Dit is het begin van een brief die ik onlangs verstuurde naar een persoon van wie ik geen idee heb dat 'ie bestaat. Hier het verhaal.
Toeval en nieuwe ontmoetingen. Al sinds mijn jeugd ben ik gefascineerd door deze twee zaken, vooral als ze samenkomen. Toen ik jong was stuurde ik ballonnen met beschreven kaartjes de lucht in, hing briefjes op aan de takken in het bos en gooide flessen met inhoud overboord. Mijn dag is gemaakt als ik een mooi gesprek heb met een volslagen wildvreemde. Waarom fascineert mij dit zo?
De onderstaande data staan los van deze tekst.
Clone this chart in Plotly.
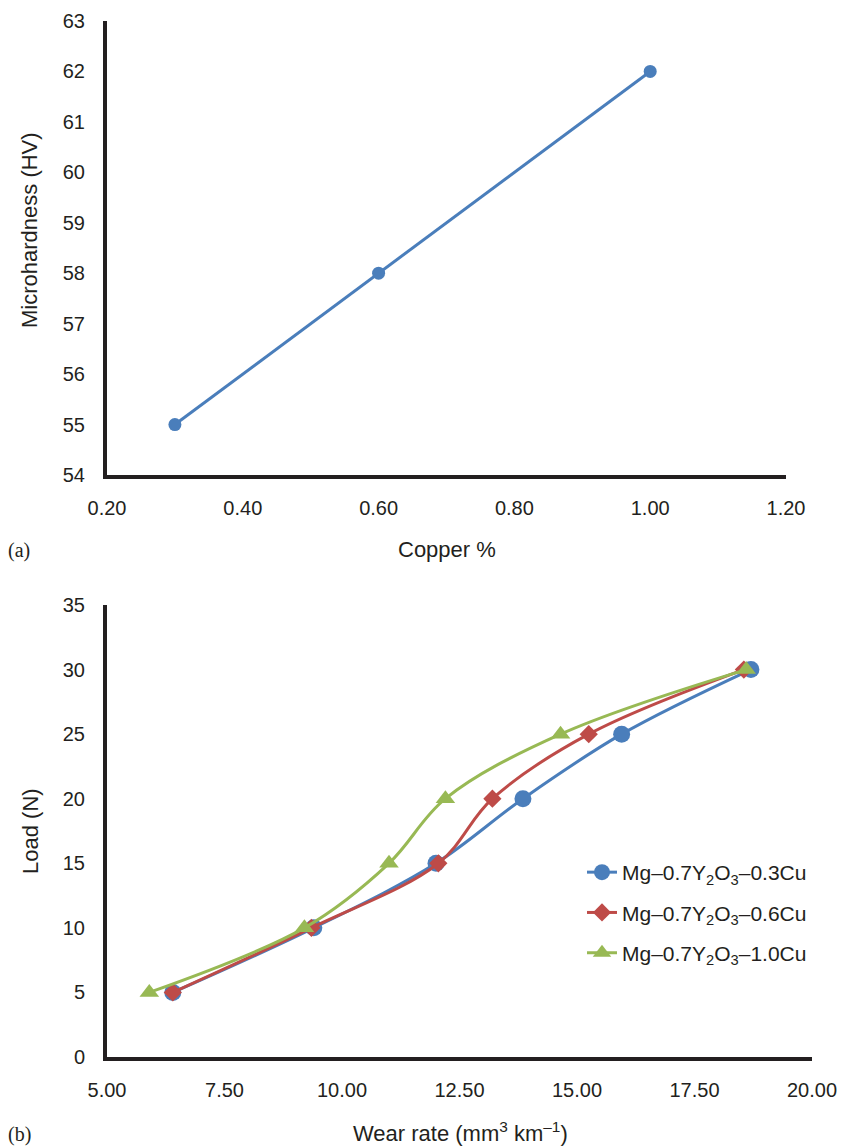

Hoe onverwachter en vreemdsoortiger de aanvliegroutes tot nieuw contact, hoe eerlijker en waardevoller het contact is, merk ik steeds vaker.
Ik ben zeker niet mensenschuw en op 'officiƫle leer-nieuwe-mensen-kennen-momenten', zoals een verjaardagsfeest of een vrienden-van-vriendenavond, praat ik met gemak en plezier met onbekenden.Gesprekken ontvouwen zich vaak volgens hetzelfde protocol, waarin vragen als: 'wie ben jij?', 'waar woon je?', 'hoe ken jij X?' en 'wat doe je in het dagelijks leven?' in de top tien van geaccepteerde openingszetten staan. Effectieve vragen, omdat ze gelijk een groot gedeelte van de belevingswereld van je gesprekspartner beslaan. Nadeel: ik vind de vragen soms een beetje saai, iedereen heeft ze al honderden keren gesteld en misschien nog vaker beantwoord. In de grijsgedraaide antwoorden hoor ik soms de verveling doorsijpelen.
Natuurlijk zou ik veel liever vragen willen stellen als 'heb je je de laatste tijd alleen gevoeld?', 'hoe zou je het vinden om met een andere voornaam door het leven te gaan?', 'wat wil je uitstralen met deze schoenen?' of 'voel jij ook zo'n sympathie voor bepaalde vruchten?' om voorgeprogrammeerde antwoorden te omzeilen en mensen te laten praten EN nadenken tegelijkertijd. In de details schuilt vaak de ware aard van iemand. Helaas vrees ik dat een misdaad tegen de normaliteit pleeg als ik deze vragen tijdens een openingszin aan een volslagen vreemde zou voorleggen.
Om uitsluiting op feestjes van mijn vrienden te voorkomen, wegens 'grensoverschrijdend clownesk gedrag', besloot ik een brief te schrijven iemand die ik niet ken, om in die brief op een niet-conventionele manier over mijn leven, mijn geluk en twijfels te praten en de lezer van de brief uitnodigen om hetzelfde te doen. Soms is het goed onze gekkigheid te delen, dat geeft anderen het gevoel dat ze niet alleen zijn en dat scherpt een band. Of deze theorie ook uitkomt? Geen idee.
Wellicht is de ontvanger van de brief een teleurgestelde pensionado, contactgestoord of een te druk bezette zakenman. Het kan allemaal. Ik heb immers geen idee wie de ontvanger is. Nadat ik via de wereldbol was neergestreken in Nieuw-Zeeland, zoomde ik met Google Maps enkele keren in om - wederom blind- een stad en een straat te kiezen. Ik stond mezelf een kleine rationele toevoeging toe: het huisnummer, 2. Ik schreef het adres op de envelop, geadresseerd aan 'You'.
'You' zal mijn brief nu zo'n beetje ontvangen hebben. Ik ben benieuwd hoe de brief bij You binnenkomt. En ook al is You die teleurgestelde pensionado, contactgestoord of die te druk bezette zakenman, dan nodigt deze brief You misschien uit zijn/haar niet voorgeprogrammeerde identiteit te onthullen.